TASK TO COMPLETE – Using the material below, print a verbatim copy of every line from the one containing "Give me the matplotlib source for this chart." through the one containing "plt.rcParams['axes.unicode_minus'] = False", inclusive, and omit the pictures.

THE RECORDS –
__________________________________________________

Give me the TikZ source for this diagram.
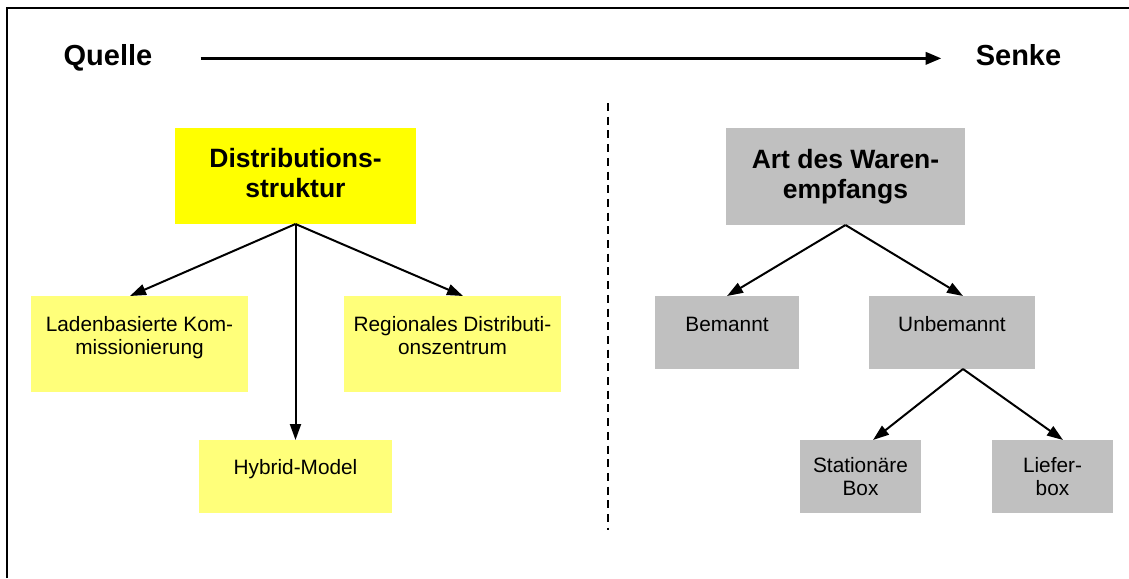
\documentclass[tikz,border=0pt]{standalone}
\usepackage{fontspec}
\setmainfont{Liberation Sans}
\usetikzlibrary{arrows.meta}
\definecolor{hiyellow}{HTML}{FFFF00}
\definecolor{paleyellow}{HTML}{FFFF7A}
\definecolor{boxgray}{HTML}{C0C0C0}
\begin{document}
\begin{tikzpicture}[x=1pt,y=-1pt,
  box/.style={draw=none, inner sep=0pt, outer sep=0pt, anchor=north west},
  hbox/.style={box, fill=hiyellow},
  ybox/.style={box, fill=paleyellow},
  gbox/.style={box, fill=boxgray},
  headtext/.style={font=\fontsize{29}{34}\selectfont\bfseries, inner sep=0pt, anchor=base},
  titletext/.style={font=\fontsize{26.5}{30}\selectfont\bfseries, align=center, inner sep=0pt, anchor=base},
  boxtext/.style={font=\fontsize{20.8}{23}\selectfont, align=center, inner sep=0pt, anchor=base},
  conn/.style={line width=2pt, -{Triangle[length=16pt,width=11pt]}},
  flow/.style={line width=3.6pt, -{Triangle[length=16pt,width=12pt]}},
  frame/.style={line width=2.2pt},
  divider/.style={line width=2pt, dash pattern=on 8pt off 5.7pt}
]
\useasboundingbox (0,0) rectangle (1129,578);

% outer frame (top and left edges)
\coordinate (fbl) at (7,578);
\coordinate (ftl) at (7,8.3);
\coordinate (ftr) at (1129,8.3);
\draw[frame] (fbl) -- (ftl) -- (ftr);

% source / sink axis
\node[headtext] (quelle) at (108,66) {Quelle};
\node[headtext] (senke) at (1018.5,66) {Senke};
\draw[flow, shorten <=48pt, shorten >=34pt] (quelle.east) -- (quelle.east -| senke.west);

% divider between the two halves
\coordinate (dtop) at (607.5,103);
\coordinate (dbot) at (607.5,530);
\draw[divider] (dtop) -- (dbot);

% left tree: distribution structure (text nodes sit on the baseline of their last line)
\node[hbox, minimum width=241pt, minimum height=96pt] (dist) at (175,128) {};
\node[ybox, minimum width=217pt, minimum height=96pt] (lade) at (31,296) {};
\node[ybox, minimum width=217pt, minimum height=96pt] (reg) at (344,296) {};
\node[ybox, minimum width=193pt, minimum height=73pt] (hyb) at (199,440) {};

\node[titletext] (distT) at (295.5,197) {Distributions-\\struktur};
\node[boxtext] (ladeT) at (139.5,354) {Ladenbasierte Kom-\\missionierung};
\node[boxtext] (regT) at (452.5,354) {Regionales Distributi-\\onszentrum};
\node[boxtext] (hybT) at (295.5,474) {Hybrid-Model};

\draw[conn] (dist.south) -- ([xshift=-9.5pt]lade.north);
\draw[conn] (dist.south) -- (hyb.north);
\draw[conn] (dist.south) -- ([xshift=10.5pt]reg.north);

% right tree: kind of goods reception
\node[gbox, minimum width=239pt, minimum height=97pt] (art) at (726,128) {};
\node[gbox, minimum width=144pt, minimum height=73pt] (bem) at (655,296) {};
\node[gbox, minimum width=166pt, minimum height=73pt] (unb) at (869,296) {};
\node[gbox, minimum width=121pt, minimum height=73pt] (sta) at (800,440) {};
\node[gbox, minimum width=121pt, minimum height=73pt] (lie) at (992,440) {};

\node[titletext] (artT) at (845.5,198) {Art des Waren-\\empfangs};
\node[boxtext] (bemT) at (727,331) {Bemannt};
\node[boxtext] (unbT) at (952,331) {Unbemannt};
\node[boxtext] (staT) at (860.5,495) {Stationäre\\Box};
\node[boxtext] (lieT) at (1052.5,495) {Liefer-\\box};

\draw[conn] (art.south) -- (bem.north);
\draw[conn] (art.south) -- ([xshift=11pt]unb.north);
\draw[conn] ([xshift=11pt]unb.south) -- ([xshift=12.5pt]sta.north);
\draw[conn] ([xshift=11pt]unb.south) -- ([xshift=10.5pt]lie.north);
\end{tikzpicture}
\end{document}
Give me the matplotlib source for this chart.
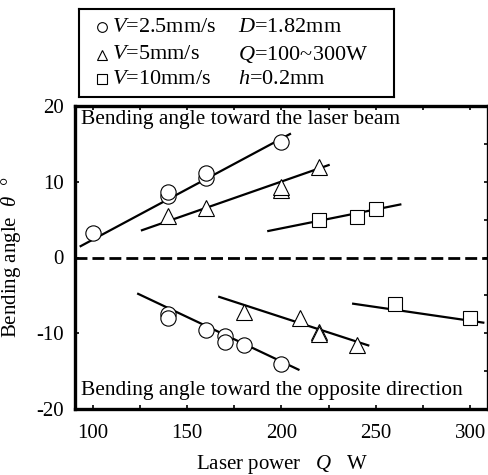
import matplotlib
matplotlib.use("Agg")
import matplotlib.pyplot as plt
from matplotlib.ticker import MultipleLocator

plt.rcParams['font.family'] = ['Liberation Serif', 'DejaVu Serif']
plt.rcParams['mathtext.fontset'] = 'custom'
plt.rcParams['mathtext.rm'] = 'Liberation Serif'
plt.rcParams['mathtext.it'] = 'Liberation Serif:italic'
plt.rcParams['axes.unicode_minus'] = False

# data
# bending toward the laser beam
circ_up_q = [100, 140, 140, 160, 160, 200]
circ_up_t = [3.2, 8.1, 8.7, 10.5, 11.1, 15.2]
tri_up_q = [140, 160, 200, 200, 220]
tri_up_t = [5.5, 6.6, 8.9, 9.3, 11.9]
sq_up_q = [220, 240, 250]
sq_up_t = [4.9, 5.4, 6.4]

# bending toward the opposite direction
circ_dn_q = [140, 140, 160, 170, 170, 180, 200]
circ_dn_t = [-7.4, -8.0, -9.6, -10.4, -11.2, -11.5, -14.0]
tri_dn_q = [180, 210, 220, 220, 240]
tri_dn_t = [-7.2, -8.0, -9.8, -10.1, -11.6]
sq_dn_q = [260, 300]
sq_dn_t = [-6.2, -8.0]

# fitted lines (start / end)
line_q_start = [93.5, 126, 193, 124, 167, 238]
line_q_end = [204.5, 225, 263, 209, 246, 307]
line_t_start = [1.5, 3.6, 3.5, -4.8, -5.2, -6.1]
line_t_end = [16.3, 12.2, 7.0, -14.8, -11.6, -8.6]

legend_left = ["$V$=2.5mm/s", "$V$=5mm/s", "$V$=10mm/s"]
legend_right = ["$D$=1.82mm", "$Q$=100~300W", "$h$=0.2mm"]
legend_markers = ["o", "^", "s"]

W, H = 489, 475
fig = plt.figure(figsize=(W / 100, H / 100), dpi=100)
ax = fig.add_axes([75 / W, 1 - 409 / H, 413 / W, 303 / H])

for q0, q1, t0, t1 in zip(line_q_start, line_q_end, line_t_start, line_t_end):
    ax.plot([q0, q1], [t0, t1], color='black', lw=1.6, zorder=2)

ax.axhline(0, color='black', lw=2.0, linestyle=(0, (4.3, 1.8)), zorder=2)

mk = dict(mfc='white', mec='black', mew=0.8, linestyle='none', zorder=3)
ax.plot(circ_up_q, circ_up_t, 'o', ms=11, **mk)
ax.plot(circ_dn_q, circ_dn_t, 'o', ms=11, **mk)
ax.plot(tri_up_q, tri_up_t, '^', ms=11, **mk)
ax.plot(tri_dn_q, tri_dn_t, '^', ms=11, **mk)
ax.plot(sq_up_q, sq_up_t, 's', ms=9.5, **mk)
ax.plot(sq_dn_q, sq_dn_t, 's', ms=9.5, **mk)

ax.text(0.015, 0.955, "Bending angle toward the laser beam", transform=ax.transAxes,
        fontsize=15.5, va='center', ha='left')
ax.text(0.015, 0.06, "Bending angle toward the opposite direction", transform=ax.transAxes,
        fontsize=15.5, va='center', ha='left')

ax.set_xlim(90.5, 309.5)
ax.set_ylim(-20, 20)
ax.xaxis.set_major_locator(MultipleLocator(50))
ax.xaxis.set_minor_locator(MultipleLocator(25))
ax.yaxis.set_major_locator(MultipleLocator(10))
ax.yaxis.set_minor_locator(MultipleLocator(5))
ax.tick_params(which='both', direction='in', top=True, right=True, labelsize=15,
               width=1.2, length=3)
ax.tick_params(axis='y', which='minor', left=False, right=True)
ax.tick_params(axis='x', pad=11)
ax.tick_params(axis='y', pad=8)
for s in ax.spines.values():
    s.set_linewidth(2.4)

ax.set_xlabel("Laser power   $Q$   W", fontsize=15)
ax.set_ylabel("Bending angle  $\\theta$  °", fontsize=15)
ax.xaxis.set_label_coords(0.5, -0.145)
ax.yaxis.set_label_coords(-0.125, 0.5)

# legend box
lax = fig.add_axes([79 / W, 1 - 97 / H, 315 / W, 88 / H])
lax.set_xlim(0, 1)
lax.set_ylim(0, 1)
lax.set_xticks([])
lax.set_yticks([])
for s in lax.spines.values():
    s.set_linewidth(1.5)
rows = [0.79, 0.48, 0.2]
for y, m, a, b in zip(rows, legend_markers, legend_left, legend_right):
    lax.plot([0.072], [y], m, ms=7 if m != 's' else 6.5, mfc='white', mec='black', mew=0.8)
    lax.text(0.105, y, a, fontsize=16, va='center', ha='left')
    lax.text(0.505, y, b, fontsize=16, va='center', ha='left')

fig.savefig("out.png", dpi=100)
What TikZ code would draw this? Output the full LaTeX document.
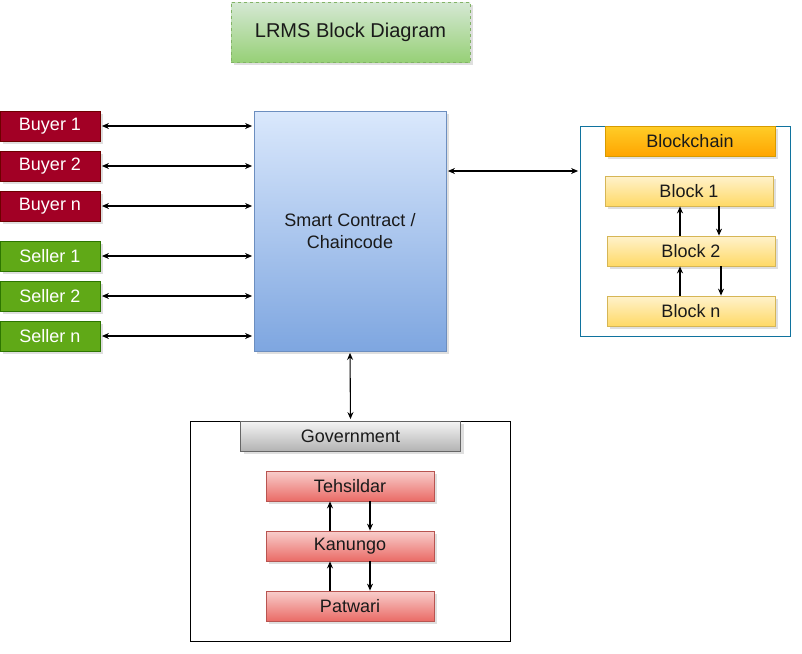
\documentclass[tikz,border=0pt]{standalone}
\usepackage{fontspec}
\setmainfont{Liberation Sans}
\usetikzlibrary{shadows}
\usetikzlibrary{arrows.meta}
\usetikzlibrary{calc}
\usepackage{xcolor}

\definecolor{buyerfill}{HTML}{A20025}
\definecolor{buyerline}{HTML}{6F0000}
\definecolor{sellerfill}{HTML}{60A917}
\definecolor{sellerline}{HTML}{2D7600}
\definecolor{sctop}{HTML}{DAE8FC}
\definecolor{scbot}{HTML}{7EA6E0}
\definecolor{scline}{HTML}{6C8EBF}
\definecolor{titletop}{HTML}{D5E8D4}
\definecolor{titlebot}{HTML}{97D077}
\definecolor{titleline}{HTML}{82B366}
\definecolor{chaintop}{HTML}{FFCD28}
\definecolor{chainbot}{HTML}{FFA500}
\definecolor{chainline}{HTML}{D79B00}
\definecolor{blocktop}{HTML}{FFF2CC}
\definecolor{blockbot}{HTML}{FFD966}
\definecolor{blockline}{HTML}{D6B656}
\definecolor{frameline}{HTML}{10739E}
\definecolor{govtop}{HTML}{F5F5F5}
\definecolor{govbot}{HTML}{B3B3B3}
\definecolor{govline}{HTML}{666666}
\definecolor{offtop}{HTML}{F8CECC}
\definecolor{offbot}{HTML}{EA6B66}
\definecolor{offline}{HTML}{B85450}
\definecolor{txt}{HTML}{1A1A1A}

\tikzset{
  box/.style={draw, line width=0.8pt, inner sep=0pt, text=txt,
    font=\fontsize{18}{22}\selectfont,
    drop shadow={shadow xshift=3pt, shadow yshift=-3pt, opacity=0.25}},
  buyer/.style={box, fill=buyerfill, draw=buyerline, text=white,
    minimum width=100pt, minimum height=30pt},
  seller/.style={box, fill=sellerfill, draw=sellerline, text=white,
    minimum width=100pt, minimum height=30pt},
  block/.style={box, top color=blocktop, bottom color=blockbot, draw=blockline,
    minimum width=168pt, minimum height=30pt},
  officer/.style={box, top color=offtop, bottom color=offbot, draw=offline,
    minimum width=168pt, minimum height=30pt},
  frame/.style={draw, line width=0.8pt, fill=white, inner sep=0pt},
  arr/.style={{Stealth[length=7pt,width=6pt]}-{Stealth[length=7pt,width=6pt]},
    line width=1.1pt, shorten <=1.5pt, shorten >=1.5pt},
  up/.style={-{Stealth[length=7pt,width=6pt]}, line width=1.1pt},
}

\begin{document}
\begin{tikzpicture}[x=1pt, y=-1pt]
\useasboundingbox (0,0) rectangle (802,653);

% title
\node[box, top color=titletop, bottom color=titlebot, draw=titleline, dashed,
  minimum width=239pt, minimum height=60pt, font=\fontsize{20}{24}\selectfont]
  (title) at (350.5,32) {LRMS Block Diagram};

% smart contract
\node[box, top color=sctop, bottom color=scbot, draw=scline, align=center,
  minimum width=192pt, minimum height=240pt] (sc) at (350,231)
  {Smart Contract /\\Chaincode};

% buyers and sellers
\foreach \lbl/\y [count=\i] in {Buyer 1/126, Buyer 2/166, Buyer n/206} {
  \node[buyer] (buyer\i) at (50,\y) {\lbl};
  \draw[arr] (buyer\i.east) -- (buyer\i.east -| sc.west);
}
\foreach \lbl/\y [count=\i] in {Seller 1/256, Seller 2/296, Seller n/336} {
  \node[seller] (seller\i) at (50,\y) {\lbl};
  \draw[arr] (seller\i.east) -- (seller\i.east -| sc.west);
}

% blockchain
\node[frame, draw=frameline, minimum width=210pt, minimum height=210pt]
  (chain) at (685,231) {};
\node[box, top color=chaintop, bottom color=chainbot, draw=chainline,
  minimum width=170pt, minimum height=30pt] (chainhead) at (690,141) {Blockchain};
\node[block] (blk1) at (689,191) {Block 1};
\node[block] (blk2) at (691,251) {Block 2};
\node[block] (blkn) at (691,311) {Block n};
\draw[arr] ([yshift=60pt]sc.east) -- ([yshift=60pt]sc.east -| chain.west);
\draw[up] ([xshift=-11pt]blk2.north) -- ([xshift=-11pt]blk2.north |- blk1.south);
\draw[up] ([xshift=30pt]blk1.south) -- ([xshift=30pt]blk1.south |- blk2.north);
\draw[up] ([xshift=-11pt]blkn.north) -- ([xshift=-11pt]blkn.north |- blk2.south);
\draw[up] ([xshift=30pt]blk2.south) -- ([xshift=30pt]blk2.south |- blkn.north);

% government
\node[frame, draw=black, minimum width=320pt, minimum height=220pt]
  (gov) at (350.5,531) {};
\node[box, top color=govtop, bottom color=govbot, draw=govline,
  minimum width=220pt, minimum height=30pt] (govhead) at (350.5,436) {Government};
\node[officer] (teh) at (350,486) {Tehsildar};
\node[officer] (kan) at (350,546) {Kanungo};
\node[officer] (pat) at (350,606) {Patwari};
\draw[arr] (sc.south) -- (gov.north);
\draw[up] ([xshift=-20pt]kan.north) -- ([xshift=-20pt]kan.north |- teh.south);
\draw[up] ([xshift=20pt]teh.south) -- ([xshift=20pt]teh.south |- kan.north);
\draw[up] ([xshift=-20pt]pat.north) -- ([xshift=-20pt]pat.north |- kan.south);
\draw[up] ([xshift=20pt]kan.south) -- ([xshift=20pt]kan.south |- pat.north);
\end{tikzpicture}
\end{document}
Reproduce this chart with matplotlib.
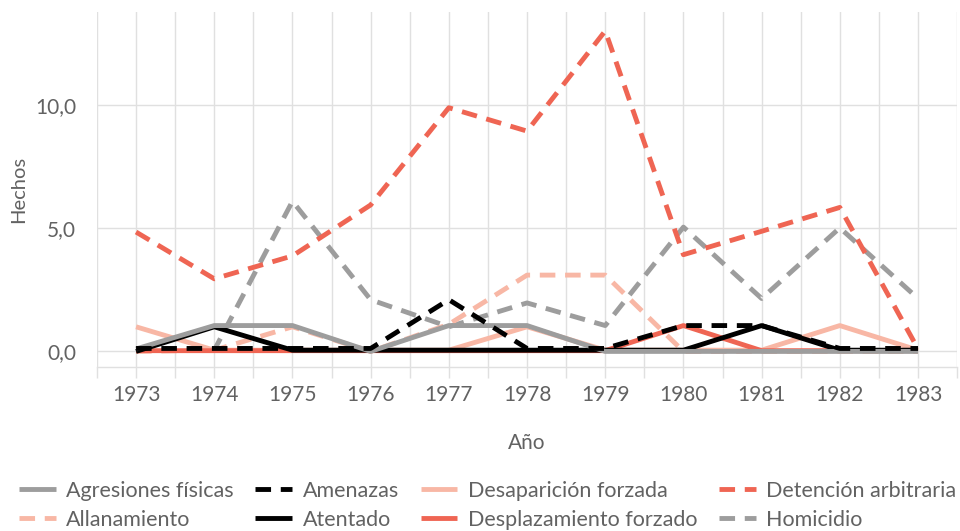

__________________________________________________

CORRECT RESPONSE –
Give me the matplotlib source for this chart.
import matplotlib
matplotlib.use("Agg")
import matplotlib.pyplot as plt
from matplotlib.ticker import MultipleLocator

plt.rcParams['font.family'] = ['Liberation Serif', 'DejaVu Serif']
plt.rcParams['mathtext.fontset'] = 'custom'
plt.rcParams['mathtext.rm'] = 'Liberation Serif'
plt.rcParams['mathtext.it'] = 'Liberation Serif:italic'
plt.rcParams['axes.unicode_minus'] = False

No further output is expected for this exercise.